■ **What the exercise asks**
Repeat verbatim the lines from the one containing "Clone this chart in Plotly." to the one containing "import plotly.graph_objects as go", ends included, minus any pictures.

* START Material for this task *

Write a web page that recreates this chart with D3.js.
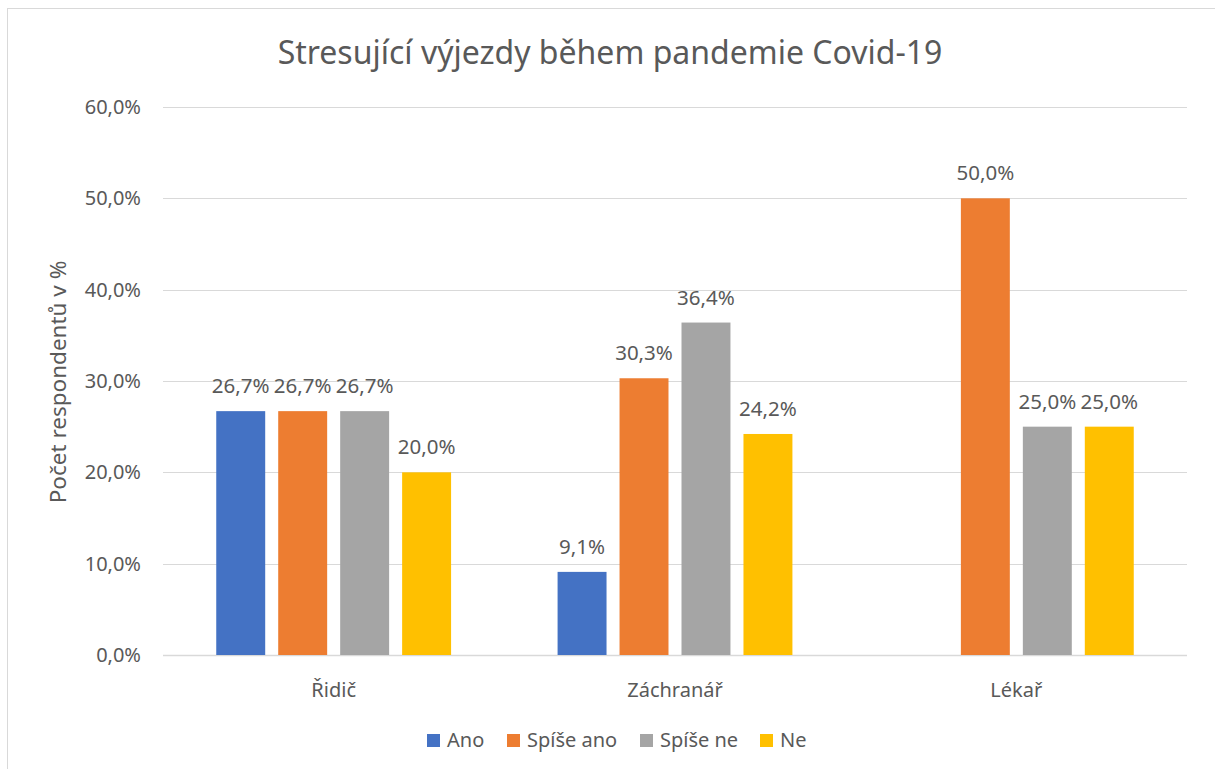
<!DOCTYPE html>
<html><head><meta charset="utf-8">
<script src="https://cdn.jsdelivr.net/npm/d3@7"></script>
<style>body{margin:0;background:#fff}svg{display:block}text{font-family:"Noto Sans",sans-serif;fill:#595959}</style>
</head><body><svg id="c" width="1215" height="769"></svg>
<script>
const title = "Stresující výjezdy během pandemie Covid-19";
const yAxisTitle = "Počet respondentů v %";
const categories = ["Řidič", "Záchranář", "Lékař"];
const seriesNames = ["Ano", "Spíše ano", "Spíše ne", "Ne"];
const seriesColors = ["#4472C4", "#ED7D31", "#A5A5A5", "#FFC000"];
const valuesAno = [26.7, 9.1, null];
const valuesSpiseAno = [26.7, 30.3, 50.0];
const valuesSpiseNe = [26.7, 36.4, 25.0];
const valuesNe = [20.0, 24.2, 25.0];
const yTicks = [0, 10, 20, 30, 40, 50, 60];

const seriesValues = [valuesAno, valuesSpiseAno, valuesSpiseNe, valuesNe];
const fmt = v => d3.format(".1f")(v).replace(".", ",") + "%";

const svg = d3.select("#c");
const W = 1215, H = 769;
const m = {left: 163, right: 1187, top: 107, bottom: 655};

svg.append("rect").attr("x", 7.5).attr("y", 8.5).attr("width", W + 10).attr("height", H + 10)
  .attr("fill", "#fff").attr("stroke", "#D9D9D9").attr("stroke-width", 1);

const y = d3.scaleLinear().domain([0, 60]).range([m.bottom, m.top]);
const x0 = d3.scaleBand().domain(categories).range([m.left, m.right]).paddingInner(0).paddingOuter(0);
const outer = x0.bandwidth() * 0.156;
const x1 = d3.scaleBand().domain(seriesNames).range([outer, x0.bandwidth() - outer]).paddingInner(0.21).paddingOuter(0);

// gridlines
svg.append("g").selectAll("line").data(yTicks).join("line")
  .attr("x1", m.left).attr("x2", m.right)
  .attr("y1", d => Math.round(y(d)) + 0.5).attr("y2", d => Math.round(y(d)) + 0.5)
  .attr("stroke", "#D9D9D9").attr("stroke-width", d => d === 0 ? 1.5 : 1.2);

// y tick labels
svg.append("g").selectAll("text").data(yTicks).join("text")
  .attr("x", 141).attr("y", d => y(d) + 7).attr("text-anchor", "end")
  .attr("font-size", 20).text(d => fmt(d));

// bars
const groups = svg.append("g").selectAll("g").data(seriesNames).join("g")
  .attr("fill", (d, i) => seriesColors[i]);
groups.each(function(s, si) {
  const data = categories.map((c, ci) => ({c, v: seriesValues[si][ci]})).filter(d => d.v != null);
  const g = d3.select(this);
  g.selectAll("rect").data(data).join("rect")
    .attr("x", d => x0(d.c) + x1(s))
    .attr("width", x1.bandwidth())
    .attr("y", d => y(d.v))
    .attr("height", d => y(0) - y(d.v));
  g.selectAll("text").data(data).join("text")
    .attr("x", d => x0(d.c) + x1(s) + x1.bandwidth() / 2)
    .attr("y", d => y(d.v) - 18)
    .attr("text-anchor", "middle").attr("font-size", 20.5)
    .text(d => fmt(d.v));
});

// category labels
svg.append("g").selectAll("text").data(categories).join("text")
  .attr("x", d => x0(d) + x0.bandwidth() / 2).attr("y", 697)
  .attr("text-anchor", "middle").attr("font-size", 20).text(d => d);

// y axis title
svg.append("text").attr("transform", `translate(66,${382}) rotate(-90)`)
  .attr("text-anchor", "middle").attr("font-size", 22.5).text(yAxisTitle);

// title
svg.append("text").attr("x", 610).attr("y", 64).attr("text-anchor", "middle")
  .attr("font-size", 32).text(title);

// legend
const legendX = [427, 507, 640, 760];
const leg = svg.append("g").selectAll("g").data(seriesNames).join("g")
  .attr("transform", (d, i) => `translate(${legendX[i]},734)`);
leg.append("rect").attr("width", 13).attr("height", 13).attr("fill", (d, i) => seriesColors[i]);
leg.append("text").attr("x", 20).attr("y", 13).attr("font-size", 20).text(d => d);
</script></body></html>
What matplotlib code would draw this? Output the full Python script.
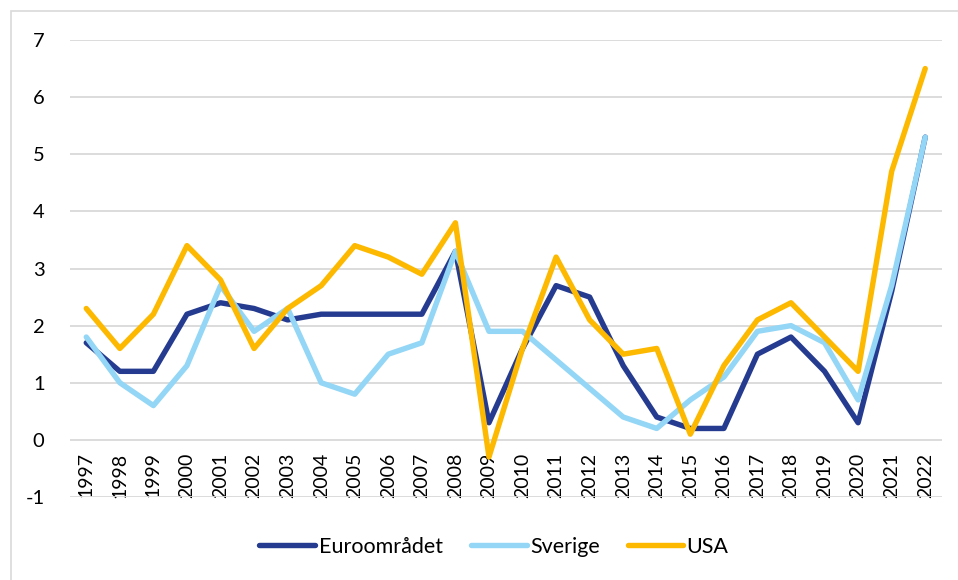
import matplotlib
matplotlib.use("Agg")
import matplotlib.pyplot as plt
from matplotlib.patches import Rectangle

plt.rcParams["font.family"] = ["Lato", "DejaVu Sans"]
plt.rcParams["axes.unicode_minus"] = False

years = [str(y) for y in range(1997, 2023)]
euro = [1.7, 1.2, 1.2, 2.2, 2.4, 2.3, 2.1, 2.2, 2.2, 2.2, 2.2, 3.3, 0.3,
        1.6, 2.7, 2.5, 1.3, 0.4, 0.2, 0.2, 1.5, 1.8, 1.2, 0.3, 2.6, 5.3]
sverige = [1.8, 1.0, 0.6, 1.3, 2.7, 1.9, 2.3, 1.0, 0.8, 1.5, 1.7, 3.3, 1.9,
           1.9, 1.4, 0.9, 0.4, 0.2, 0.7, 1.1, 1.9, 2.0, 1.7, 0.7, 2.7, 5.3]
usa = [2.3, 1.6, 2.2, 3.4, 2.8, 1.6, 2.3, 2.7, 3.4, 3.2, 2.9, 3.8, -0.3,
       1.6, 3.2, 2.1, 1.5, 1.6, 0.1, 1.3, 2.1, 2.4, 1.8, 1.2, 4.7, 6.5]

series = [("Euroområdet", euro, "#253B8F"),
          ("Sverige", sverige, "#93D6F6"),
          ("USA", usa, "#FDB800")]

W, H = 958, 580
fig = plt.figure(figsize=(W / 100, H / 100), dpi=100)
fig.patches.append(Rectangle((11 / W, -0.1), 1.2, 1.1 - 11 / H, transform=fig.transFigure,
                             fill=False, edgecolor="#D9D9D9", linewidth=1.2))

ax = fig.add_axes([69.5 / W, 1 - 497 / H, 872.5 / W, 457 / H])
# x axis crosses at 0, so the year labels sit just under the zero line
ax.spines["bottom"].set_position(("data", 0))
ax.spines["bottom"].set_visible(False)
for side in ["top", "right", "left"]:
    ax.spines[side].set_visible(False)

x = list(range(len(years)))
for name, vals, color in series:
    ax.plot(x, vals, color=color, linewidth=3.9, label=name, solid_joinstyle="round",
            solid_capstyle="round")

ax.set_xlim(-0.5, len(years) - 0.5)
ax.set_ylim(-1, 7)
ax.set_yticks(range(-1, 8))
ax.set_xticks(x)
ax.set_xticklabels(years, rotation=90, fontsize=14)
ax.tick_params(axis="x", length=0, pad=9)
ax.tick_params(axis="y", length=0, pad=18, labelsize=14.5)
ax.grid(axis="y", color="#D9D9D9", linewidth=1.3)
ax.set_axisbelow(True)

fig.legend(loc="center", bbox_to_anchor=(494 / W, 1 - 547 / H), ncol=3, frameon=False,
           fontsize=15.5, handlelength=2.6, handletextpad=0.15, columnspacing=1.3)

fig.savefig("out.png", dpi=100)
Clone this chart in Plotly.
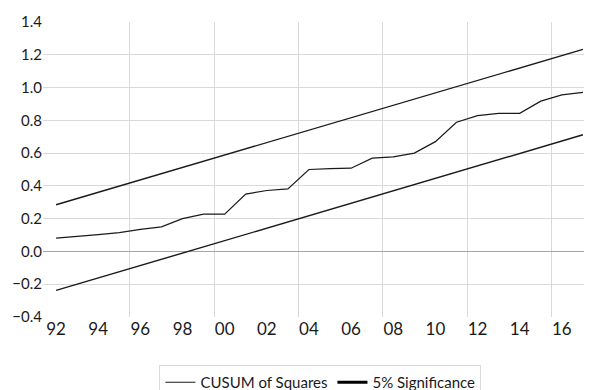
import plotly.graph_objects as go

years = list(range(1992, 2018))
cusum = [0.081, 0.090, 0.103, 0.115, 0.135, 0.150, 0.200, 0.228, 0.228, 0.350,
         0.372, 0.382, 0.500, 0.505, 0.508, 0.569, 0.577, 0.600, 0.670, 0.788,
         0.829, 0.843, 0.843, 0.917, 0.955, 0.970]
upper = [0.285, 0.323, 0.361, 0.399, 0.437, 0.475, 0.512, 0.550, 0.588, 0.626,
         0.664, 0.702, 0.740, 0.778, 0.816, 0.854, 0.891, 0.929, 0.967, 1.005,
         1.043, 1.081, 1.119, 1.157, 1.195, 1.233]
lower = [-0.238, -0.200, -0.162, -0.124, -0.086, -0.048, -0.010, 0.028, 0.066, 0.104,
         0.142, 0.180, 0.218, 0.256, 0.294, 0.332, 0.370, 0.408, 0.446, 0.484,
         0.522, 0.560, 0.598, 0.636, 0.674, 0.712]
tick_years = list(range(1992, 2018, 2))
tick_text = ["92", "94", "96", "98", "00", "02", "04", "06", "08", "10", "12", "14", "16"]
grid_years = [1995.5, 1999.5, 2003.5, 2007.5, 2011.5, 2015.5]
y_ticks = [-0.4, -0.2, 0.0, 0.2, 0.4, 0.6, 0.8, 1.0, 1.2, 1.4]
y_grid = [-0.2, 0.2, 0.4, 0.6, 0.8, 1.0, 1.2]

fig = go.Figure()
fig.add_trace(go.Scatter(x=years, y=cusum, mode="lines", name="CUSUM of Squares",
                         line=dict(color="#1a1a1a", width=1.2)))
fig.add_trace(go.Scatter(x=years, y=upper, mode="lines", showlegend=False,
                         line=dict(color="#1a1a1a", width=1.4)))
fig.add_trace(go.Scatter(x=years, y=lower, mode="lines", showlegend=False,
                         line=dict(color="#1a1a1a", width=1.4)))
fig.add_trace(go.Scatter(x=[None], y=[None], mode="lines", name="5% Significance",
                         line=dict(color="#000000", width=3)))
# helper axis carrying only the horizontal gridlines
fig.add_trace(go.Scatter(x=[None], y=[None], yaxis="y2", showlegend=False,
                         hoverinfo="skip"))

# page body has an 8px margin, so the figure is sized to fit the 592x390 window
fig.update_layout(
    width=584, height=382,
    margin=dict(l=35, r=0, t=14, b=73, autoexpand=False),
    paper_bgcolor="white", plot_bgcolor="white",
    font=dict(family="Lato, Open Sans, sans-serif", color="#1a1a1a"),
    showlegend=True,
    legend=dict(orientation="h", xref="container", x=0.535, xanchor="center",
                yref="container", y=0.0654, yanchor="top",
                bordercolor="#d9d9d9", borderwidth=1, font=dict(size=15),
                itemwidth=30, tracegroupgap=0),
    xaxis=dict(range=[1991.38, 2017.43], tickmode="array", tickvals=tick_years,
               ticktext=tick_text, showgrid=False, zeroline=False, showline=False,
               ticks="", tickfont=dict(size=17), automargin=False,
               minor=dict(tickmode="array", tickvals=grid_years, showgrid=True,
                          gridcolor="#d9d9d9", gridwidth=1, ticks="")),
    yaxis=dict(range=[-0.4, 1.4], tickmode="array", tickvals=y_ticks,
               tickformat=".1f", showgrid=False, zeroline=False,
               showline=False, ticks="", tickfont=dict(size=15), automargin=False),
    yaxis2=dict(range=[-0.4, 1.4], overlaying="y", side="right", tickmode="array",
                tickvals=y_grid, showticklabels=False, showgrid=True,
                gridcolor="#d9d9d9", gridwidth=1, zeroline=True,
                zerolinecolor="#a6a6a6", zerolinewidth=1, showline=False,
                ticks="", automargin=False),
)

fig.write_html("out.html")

* END Material for this task *

■ **Exercise output**
Clone this chart in Plotly.
import plotly.graph_objects as go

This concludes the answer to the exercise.